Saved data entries
——
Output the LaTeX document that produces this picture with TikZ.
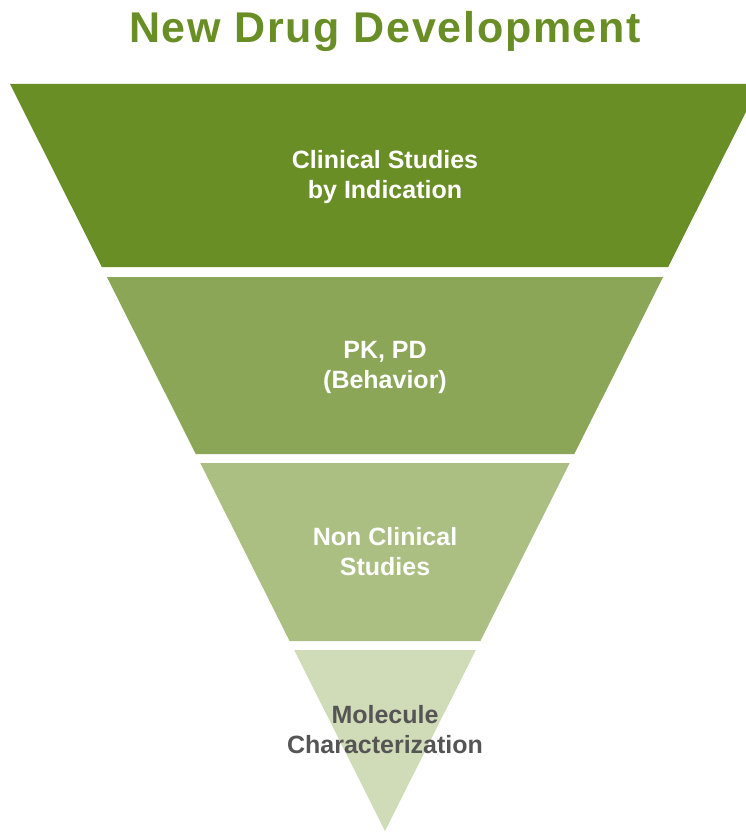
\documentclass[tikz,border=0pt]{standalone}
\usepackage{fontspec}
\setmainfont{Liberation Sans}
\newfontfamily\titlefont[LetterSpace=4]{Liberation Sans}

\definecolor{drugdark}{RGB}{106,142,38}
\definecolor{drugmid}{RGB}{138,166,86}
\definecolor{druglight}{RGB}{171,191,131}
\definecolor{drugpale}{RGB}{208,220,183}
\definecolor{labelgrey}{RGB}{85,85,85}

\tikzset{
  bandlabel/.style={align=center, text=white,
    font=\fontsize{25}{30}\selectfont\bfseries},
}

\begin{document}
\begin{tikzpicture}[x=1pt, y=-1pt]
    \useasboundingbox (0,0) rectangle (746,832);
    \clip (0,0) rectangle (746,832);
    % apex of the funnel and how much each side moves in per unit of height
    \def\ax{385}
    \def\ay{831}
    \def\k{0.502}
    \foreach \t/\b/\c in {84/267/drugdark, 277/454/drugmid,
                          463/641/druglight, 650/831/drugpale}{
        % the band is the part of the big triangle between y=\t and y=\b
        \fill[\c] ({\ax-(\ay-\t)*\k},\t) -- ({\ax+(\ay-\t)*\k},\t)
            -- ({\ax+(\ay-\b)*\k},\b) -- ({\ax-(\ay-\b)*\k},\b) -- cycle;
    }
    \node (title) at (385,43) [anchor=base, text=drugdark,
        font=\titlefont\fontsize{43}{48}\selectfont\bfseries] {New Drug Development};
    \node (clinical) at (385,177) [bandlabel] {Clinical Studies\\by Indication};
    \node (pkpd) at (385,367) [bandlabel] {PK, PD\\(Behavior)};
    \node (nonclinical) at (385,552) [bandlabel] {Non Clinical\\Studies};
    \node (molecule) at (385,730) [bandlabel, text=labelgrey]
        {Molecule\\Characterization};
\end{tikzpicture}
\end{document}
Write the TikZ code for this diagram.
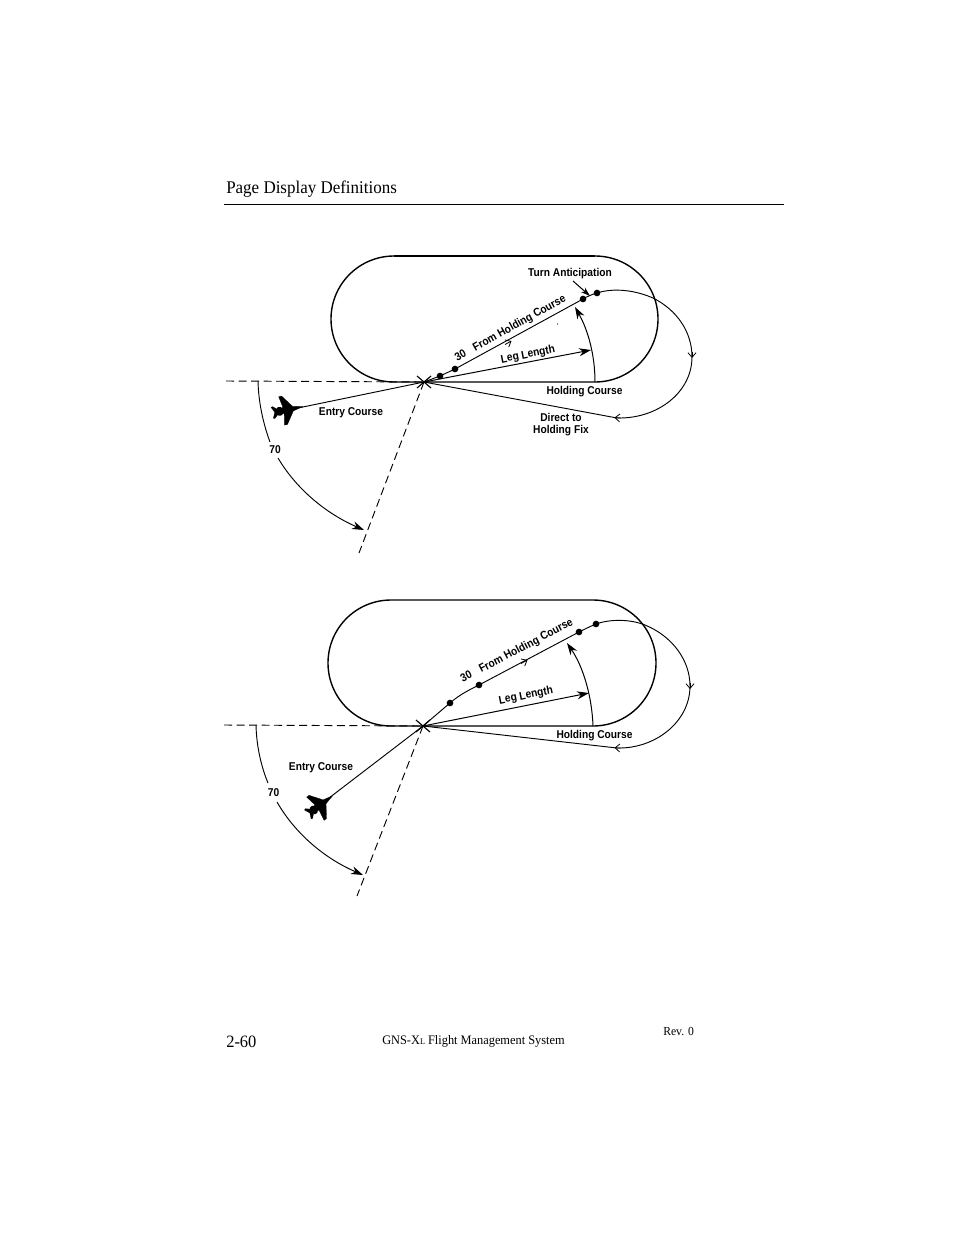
——
What you should do
All of the material above should be reproduced exactly, except the pictures.

Answer to this exercise
Output the LaTeX document that produces this picture with TikZ.
\documentclass[tikz,border=0pt]{standalone}
\usepackage{fontspec}
\setmainfont{Liberation Sans}
\newfontfamily\titlefont[LetterSpace=4]{Liberation Sans}

\definecolor{drugdark}{RGB}{106,142,38}
\definecolor{drugmid}{RGB}{138,166,86}
\definecolor{druglight}{RGB}{171,191,131}
\definecolor{drugpale}{RGB}{208,220,183}
\definecolor{labelgrey}{RGB}{85,85,85}

\tikzset{
  bandlabel/.style={align=center, text=white,
    font=\fontsize{25}{30}\selectfont\bfseries},
}

\begin{document}
\begin{tikzpicture}[x=1pt, y=-1pt]
    \useasboundingbox (0,0) rectangle (746,832);
    \clip (0,0) rectangle (746,832);
    % apex of the funnel and how much each side moves in per unit of height
    \def\ax{385}
    \def\ay{831}
    \def\k{0.502}
    \foreach \t/\b/\c in {84/267/drugdark, 277/454/drugmid,
                          463/641/druglight, 650/831/drugpale}{
        % the band is the part of the big triangle between y=\t and y=\b
        \fill[\c] ({\ax-(\ay-\t)*\k},\t) -- ({\ax+(\ay-\t)*\k},\t)
            -- ({\ax+(\ay-\b)*\k},\b) -- ({\ax-(\ay-\b)*\k},\b) -- cycle;
    }
    \node (title) at (385,43) [anchor=base, text=drugdark,
        font=\titlefont\fontsize{43}{48}\selectfont\bfseries] {New Drug Development};
    \node (clinical) at (385,177) [bandlabel] {Clinical Studies\\by Indication};
    \node (pkpd) at (385,367) [bandlabel] {PK, PD\\(Behavior)};
    \node (nonclinical) at (385,552) [bandlabel] {Non Clinical\\Studies};
    \node (molecule) at (385,730) [bandlabel, text=labelgrey]
        {Molecule\\Characterization};
\end{tikzpicture}
\end{document}
Write the TikZ code for this diagram.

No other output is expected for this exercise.